As I currently stand, I have learned a lot about the works of the city recycling system, beyond even my research topic. For instance, who knew that up until several years ago, the garbage scene was largely run by a mob! Within the topic, I discovered the legislation involved in the redemption of bottles and cans, and its role in the history of New York City “canners.” It is a history that began as soon as legislation was approved in 1982. Familiarly referred to as the Bottle Bill, this law was the turning point in recycling policies that first allowed these entrepreneurs to create the informal economy. Originally written with the primary aim of providing financial incentive for reducing litter, the bill was an apparent success. But upon closer observation, the success wasn’t brought about in the manner originally intended—through government funded departments. Instead, individuals began redeeming bottles and cans, and then communities. These people work outside the system—I attempted to create a working theory to incorporate them into the system. I based it on the diversion of funds from municipal recycling programs towards hiring the canners.
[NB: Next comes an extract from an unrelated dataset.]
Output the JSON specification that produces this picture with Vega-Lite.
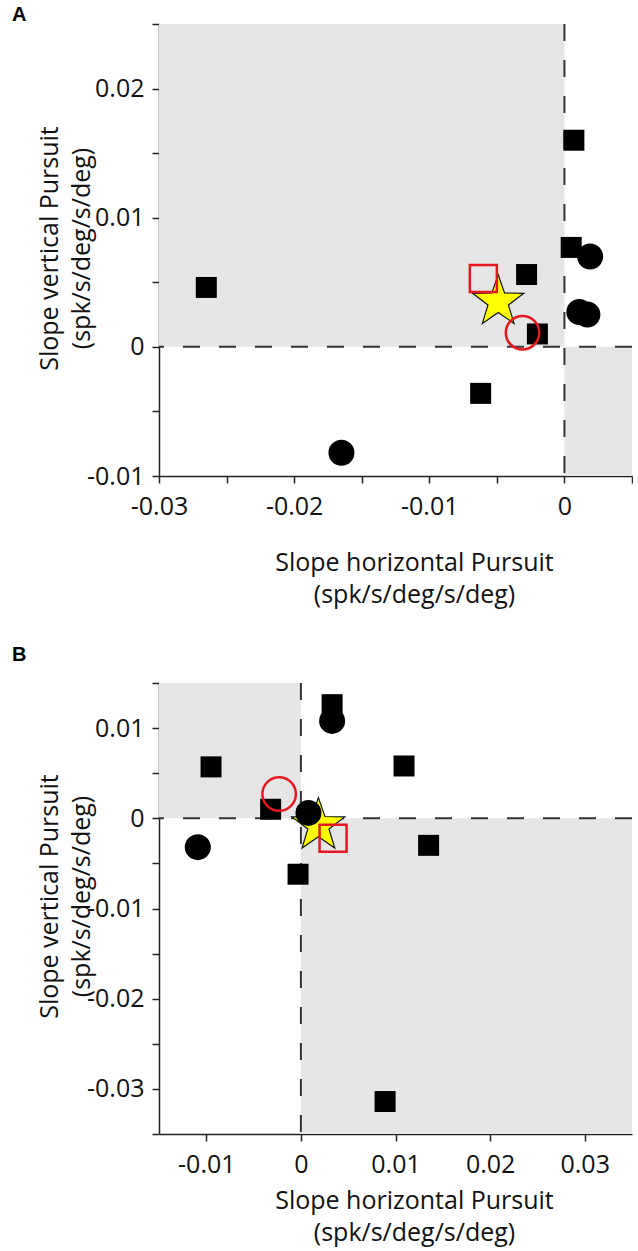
{
  "$schema": "https://vega.github.io/schema/vega-lite/v6.json",
  "padding": {"left": 12, "top": 5, "right": 0, "bottom": 6},
  "background": "white",
  "spacing": 207,
  "bounds": "flush",
  "config": {
    "view": {"stroke": null},
    "font": "Open Sans",
    "axis": {
      "grid": false,
      "domainColor": "#222",
      "domainWidth": 1.5,
      "tickColor": "#222",
      "tickWidth": 1.5,
      "tickSize": 7,
      "labelFont": "Open Sans",
      "labelFontSize": 25,
      "labelColor": "#111",
      "labelFlush": false,
      "labelOverlap": false,
      "titleFont": "Open Sans",
      "titleFontSize": 25,
      "titleFontWeight": "normal",
      "titleColor": "#111",
      "titleLineHeight": 32
    },
    "axisX": {"labelPadding": 11},
    "axisY": {"labelPadding": 8}
  },
  "datasets": {
    "a": [
      {"x": -0.0265, "y": 0.0046, "t": "sq"},
      {"x": 0.0007, "y": 0.0160, "t": "sq"},
      {"x": 0.0005, "y": 0.0077, "t": "sq"},
      {"x": -0.0028, "y": 0.0056, "t": "sq"},
      {"x": -0.0020, "y": 0.0010, "t": "sq"},
      {"x": -0.0062, "y": -0.0036, "t": "sq"},
      {"x": -0.0165, "y": -0.0082, "t": "ci"},
      {"x": 0.0019, "y": 0.0070, "t": "ci"},
      {"x": 0.0011, "y": 0.0027, "t": "ci"},
      {"x": 0.0017, "y": 0.0025, "t": "ci"},
      {"x": -0.0049, "y": 0.0035, "t": "star"},
      {"x": -0.0060, "y": 0.0053, "t": "rsq"},
      {"x": -0.0031, "y": 0.0011, "t": "rci"}
    ],
    "b": [
      {"x": 0.0033, "y": 0.0126, "t": "sq"},
      {"x": -0.0095, "y": 0.0057, "t": "sq"},
      {"x": -0.0032, "y": 0.0010, "t": "sq"},
      {"x": -0.0003, "y": -0.0062, "t": "sq"},
      {"x": 0.0109, "y": 0.0058, "t": "sq"},
      {"x": 0.0135, "y": -0.0030, "t": "sq"},
      {"x": 0.0089, "y": -0.0314, "t": "sq"},
      {"x": 0.0033, "y": 0.0108, "t": "ci"},
      {"x": 0.0008, "y": 0.0006, "t": "ci"},
      {"x": -0.0109, "y": -0.0032, "t": "ci"},
      {"x": 0.00185, "y": -0.0008, "t": "star"},
      {"x": 0.0034, "y": -0.0022, "t": "rsq"},
      {"x": -0.0023, "y": 0.0027, "t": "rci"}
    ],
    "qa": [
      {"x1": -0.03, "x2": 0, "y1": 0, "y2": 0.025},
      {"x1": 0, "x2": 0.005, "y1": -0.01, "y2": 0}
    ],
    "qb": [
      {"x1": -0.015, "x2": 0, "y1": 0, "y2": 0.015},
      {"x1": 0, "x2": 0.035, "y1": -0.035, "y2": 0}
    ],
    "zero": [{"v": 0}]
  },
  "resolve": {"scale": {"x": "independent", "y": "independent"}},
  "vconcat": [
    {
      "width": 473,
      "height": 452,
      "title": {"text": "A", "anchor": "start", "frame": "group", "font": "Liberation Sans", "fontSize": 20, "fontWeight": "bold", "color": "#000", "dx": -147, "offset": -29, "baseline": "alphabetic"},
      "encoding": {
        "x": {"type": "quantitative", "scale": {"domain": [-0.03, 0.005], "nice": false, "zero": false},
          "axis": {"values": [-0.03, -0.025, -0.02, -0.015, -0.01, -0.005, 0, 0.005],
            "labelExpr": "abs(datum.value*100 - round(datum.value*100)) < 0.01 ? '' + round(datum.value*100)/100 : ''",
            "title": ["Slope horizontal Pursuit", "(spk/s/deg/s/deg)"], "titleX": 255, "titleY": 94, "titleBaseline": "alphabetic"}},
        "y": {"type": "quantitative", "scale": {"domain": [-0.01, 0.025], "nice": false, "zero": false},
          "axis": {"values": [-0.01, -0.005, 0, 0.005, 0.01, 0.015, 0.02, 0.025],
            "labelExpr": "abs(datum.value*100 - round(datum.value*100)) < 0.01 ? '' + round(datum.value*100)/100 : ''",
            "title": ["Slope vertical Pursuit", "(spk/s/deg/s/deg)"], "titleX": -102, "titleY": 224, "titleBaseline": "alphabetic"}}
      },
      "layer": [
        {"data": {"name": "qa"}, "mark": {"type": "rect", "color": "#e6e6e6"},
          "encoding": {"x": {"field": "x1"}, "x2": {"field": "x2"}, "y": {"field": "y1"}, "y2": {"field": "y2"}}},
        {"data": {"name": "zero"}, "mark": {"type": "rule", "strokeDash": [17, 19], "strokeWidth": 2, "color": "#333"}, "encoding": {"x": {"field": "v"}}},
        {"data": {"name": "zero"}, "mark": {"type": "rule", "strokeDash": [17, 19], "strokeWidth": 2, "color": "#333"}, "encoding": {"y": {"field": "v"}}},
        {"data": {"name": "a"}, "transform": [{"filter": "datum.t == 'star'"}],
          "mark": {"type": "point", "shape": "M0,-1L0.235,-0.324L0.951,-0.309L0.380,0.124L0.588,0.809L0,0.4L-0.588,0.809L-0.380,0.124L-0.951,-0.309L-0.235,-0.324Z", "filled": true, "fill": "#ffff00", "stroke": "#111", "strokeWidth": 1.2, "size": 2900, "opacity": 1},
          "encoding": {"x": {"field": "x"}, "y": {"field": "y"}}},
        {"data": {"name": "a"}, "transform": [{"filter": "datum.t == 'sq'"}],
          "mark": {"type": "point", "shape": "square", "filled": true, "color": "#000", "size": 441, "opacity": 1},
          "encoding": {"x": {"field": "x"}, "y": {"field": "y"}}},
        {"data": {"name": "a"}, "transform": [{"filter": "datum.t == 'ci'"}],
          "mark": {"type": "point", "shape": "circle", "filled": true, "color": "#000", "size": 676, "opacity": 1},
          "encoding": {"x": {"field": "x"}, "y": {"field": "y"}}},
        {"data": {"name": "a"}, "transform": [{"filter": "datum.t == 'rsq'"}],
          "mark": {"type": "point", "shape": "square", "filled": false, "stroke": "#e3191f", "strokeWidth": 2.5, "size": 729, "opacity": 1},
          "encoding": {"x": {"field": "x"}, "y": {"field": "y"}}},
        {"data": {"name": "a"}, "transform": [{"filter": "datum.t == 'rci'"}],
          "mark": {"type": "point", "shape": "circle", "filled": false, "stroke": "#e3191f", "strokeWidth": 2.5, "size": 1122, "opacity": 1},
          "encoding": {"x": {"field": "x"}, "y": {"field": "y"}}}
      ]
    },
    {
      "width": 473,
      "height": 451,
      "title": {"text": "B", "anchor": "start", "frame": "group", "font": "Liberation Sans", "fontSize": 20, "fontWeight": "bold", "color": "#000", "dx": -147, "offset": -10, "baseline": "alphabetic"},
      "encoding": {
        "x": {"type": "quantitative", "scale": {"domain": [-0.015, 0.035], "nice": false, "zero": false},
          "axis": {"values": [-0.01, 0, 0.01, 0.02, 0.03],
            "labelExpr": "'' + round(datum.value*100)/100",
            "title": ["Slope horizontal Pursuit", "(spk/s/deg/s/deg)"], "titleX": 255, "titleY": 74, "titleBaseline": "alphabetic"}},
        "y": {"type": "quantitative", "scale": {"domain": [-0.035, 0.015], "nice": false, "zero": false},
          "axis": {"values": [-0.035, -0.03, -0.025, -0.02, -0.015, -0.01, -0.005, 0, 0.005, 0.01, 0.015],
            "labelExpr": "abs(datum.value*100 - round(datum.value*100)) < 0.01 ? '' + round(datum.value*100)/100 : ''",
            "title": ["Slope vertical Pursuit", "(spk/s/deg/s/deg)"], "titleX": -102, "titleY": 213, "titleBaseline": "alphabetic"}}
      },
      "layer": [
        {"data": {"name": "qb"}, "mark": {"type": "rect", "color": "#e6e6e6"},
          "encoding": {"x": {"field": "x1"}, "x2": {"field": "x2"}, "y": {"field": "y1"}, "y2": {"field": "y2"}}},
        {"data": {"name": "zero"}, "mark": {"type": "rule", "strokeDash": [17, 19], "strokeWidth": 2, "color": "#333"}, "encoding": {"x": {"field": "v"}}},
        {"data": {"name": "zero"}, "mark": {"type": "rule", "strokeDash": [17, 19], "strokeWidth": 2, "color": "#333"}, "encoding": {"y": {"field": "v"}}},
        {"data": {"name": "b"}, "transform": [{"filter": "datum.t == 'star'"}],
          "mark": {"type": "point", "shape": "M0,-1L0.235,-0.324L0.951,-0.309L0.380,0.124L0.588,0.809L0,0.4L-0.588,0.809L-0.380,0.124L-0.951,-0.309L-0.235,-0.324Z", "filled": true, "fill": "#ffff00", "stroke": "#111", "strokeWidth": 1.2, "size": 3100, "opacity": 1},
          "encoding": {"x": {"field": "x"}, "y": {"field": "y"}}},
        {"data": {"name": "b"}, "transform": [{"filter": "datum.t == 'sq'"}],
          "mark": {"type": "point", "shape": "square", "filled": true, "color": "#000", "size": 441, "opacity": 1},
          "encoding": {"x": {"field": "x"}, "y": {"field": "y"}}},
        {"data": {"name": "b"}, "transform": [{"filter": "datum.t == 'ci'"}],
          "mark": {"type": "point", "shape": "circle", "filled": true, "color": "#000", "size": 676, "opacity": 1},
          "encoding": {"x": {"field": "x"}, "y": {"field": "y"}}},
        {"data": {"name": "b"}, "transform": [{"filter": "datum.t == 'rsq'"}],
          "mark": {"type": "point", "shape": "square", "filled": false, "stroke": "#e3191f", "strokeWidth": 2.5, "size": 729, "opacity": 1},
          "encoding": {"x": {"field": "x"}, "y": {"field": "y"}}},
        {"data": {"name": "b"}, "transform": [{"filter": "datum.t == 'rci'"}],
          "mark": {"type": "point", "shape": "circle", "filled": false, "stroke": "#e3191f", "strokeWidth": 2.5, "size": 1122, "opacity": 1},
          "encoding": {"x": {"field": "x"}, "y": {"field": "y"}}}
      ]
    }
  ]
}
It remains a working idea, perhaps with more time it could become something more tangible.
Aside from the classic rewards you can earn from conducting research like this—experience, hands-on practice in your field, or connections for future academic plans—I walk away from this project more certain about my choice of careers than before. I absolutely hope to remain in academia and further research in many more topics. Being able to make sense of preexisting information and data and recycling it into a subject that hasn’t necessarily been explored before was such a gratifying experience that I have to do it again. It’s difficult to put into words how intense it can get the moment you begin putting your thoughts on paper after spending so much time gathering information. This makes me never want to stop pursuing knowledge!
Despite this realization, there is always something you can work on. I certainly need to work on my time management in such a way that it doesn’t negatively affect any further research I decide to take on. I learned to be more aware of the research timeline. There is the day it begins and the day it ends, and within that time there are certain fixed points that you can’t change. In this project, that translated to applying for IRB early enough before they went on break for winter, which is something I wasn’t able to achieve. I realized that there are more aspects to research that I can control than I had originally thought.